Gumart1 Posted September 6, 2010 Posted September 6, 2010 Hi all, it's great to see so many old faces still here, along with great new members. I'm nearing 300k on my '98LS and it has been mostly trouble-free. I'm replacing a passenger side catalytic converter with a direct bolt-on aftermarket hoping to solve my PO430 code. o2 sensors have all been changed with Densos. Car runs fine and I do not suspect a fuel, ignition or vacuum leak issue. I removed the 2 bolts at the lower part and the 3 nuts at the top and somehow freed the old cat, now I cannot get the new cat to clear the 3 studs up top and reassemble everything.

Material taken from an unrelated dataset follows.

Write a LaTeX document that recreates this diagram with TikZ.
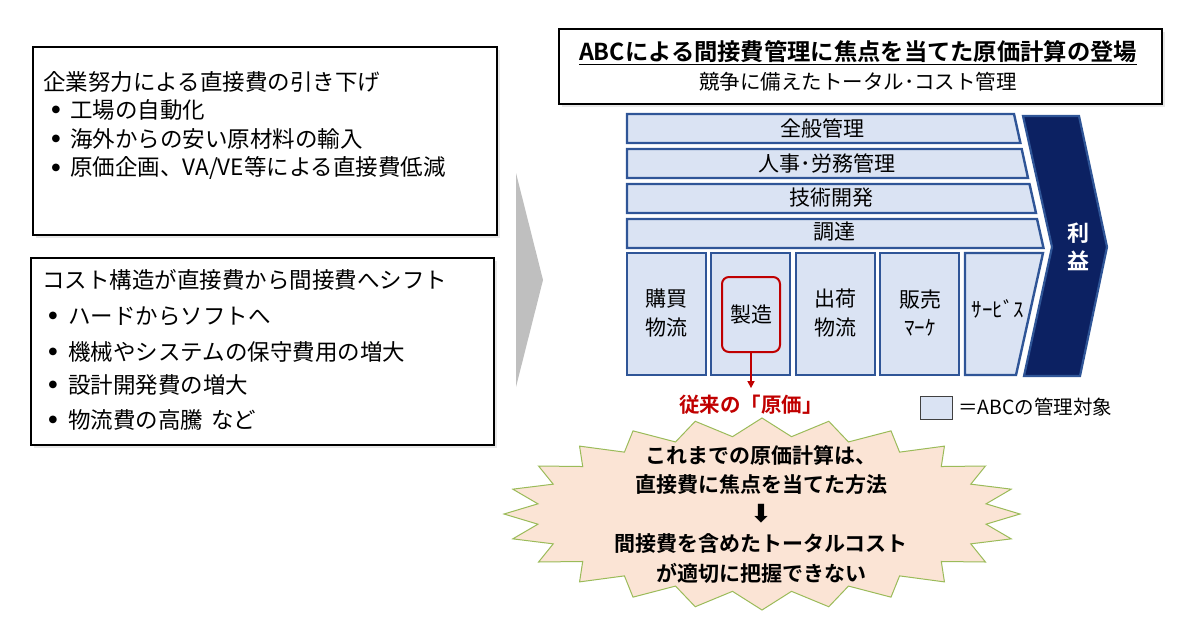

I've tried slightly prying the exhaust back, but it is all attached to the Y pipe as one assembly and doesn't much much. Am I required to cut off those studs and replace them? Working under the car I can't picture getting new studs in - or is there an easier way to slip in on? Has anyone done this themselves? Thanks
billydpowell Posted September 6, 2010 Posted September 6, 2010 Hi all, it's great to see so many old faces still here, along with great new members. I'm nearing 300k on my '98LS and it has been mostly trouble-free. I'm replacing a passenger side catalytic converter with a direct bolt-on aftermarket hoping to solve my PO430 code. o2 sensors have all been changed with Densos. Car runs fine and I do not suspect a fuel, ignition or vacuum leak issue. I removed the 2 bolts at the lower part and the 3 nuts at the top and somehow freed the old cat, now I cannot get the new cat to clear the 3 studs up top and reassemble everything. I've tried slightly prying the exhaust back, but it is all attached to the Y pipe as one assembly and doesn't much much. Am I required to cut off those studs and replace them? Working under the car I can't picture getting new studs in - or is there an easier way to slip in on? Has anyone done this themselves? Thanks on my 97, we removed the tranny mount and jacked the motor up and worked them in. but we were replacing both, not just one, still might work.. good luck, let us know
bicol-ini Posted September 6, 2010 Posted September 6, 2010 hello if all the 3 nuts on the upper and the 2 lower bolts and nuts, then you have to remove the bracket that is attach to the tranny the remove the drivers side lower 2 nuts and bolts then the y pipe will just fall make sure you put some kind of support
Gumart1 Posted September 8, 2010 Author Posted September 8, 2010 Thanks for your suggestions. Bicol-ini, your method worked perfectly. I did not need to remove the tranny support, just the two lower bolts and nuts on each converter, and the Y pipe dropped easily. Don't know how I missed that. After about 50 miles of driving today, my CEL dissapeared and I passed emissions just fine. The aftermarket converter took care of my PO430 code as I had hoped. Thanks
dashan Posted September 8, 2010 Posted September 8, 2010 Thanks for your suggestions. Bicol-ini, your method worked perfectly. I did not need to remove the tranny support, just the two lower bolts and nuts on each converter, and the Y pipe dropped easily. Don't know how I missed that. After about 50 miles of driving today, my CEL dissapeared and I passed emissions just fine. The aftermarket converter took care of my PO430 code as I had hoped. Thanks Which after market muffler did you use? Where did you buy it from? The Muffler Shop quoted me $360 for an after market muffler (part only). Thanks
Gumart1 Posted September 11, 2010 Author Posted September 11, 2010 I purchased a direct bolt-on exact fit Eastern Catalytic converter for $172 shipped from Autoanything.com. This is the lowest price you will find on a direct replacement converter. However, I replaced my cats 2 years ago with the same Eastern cats and only one converter kept the code away, the other came back. I took a chance with the same brand and it worked, and worked well(CEL had been lit for over a year - didn't even reset the code and it went out on it's own within 60 miles of driving on the new converter). Good for now, and bought me another 2 years before the next retest. The hardest part is removing the old rusted nuts and bolts.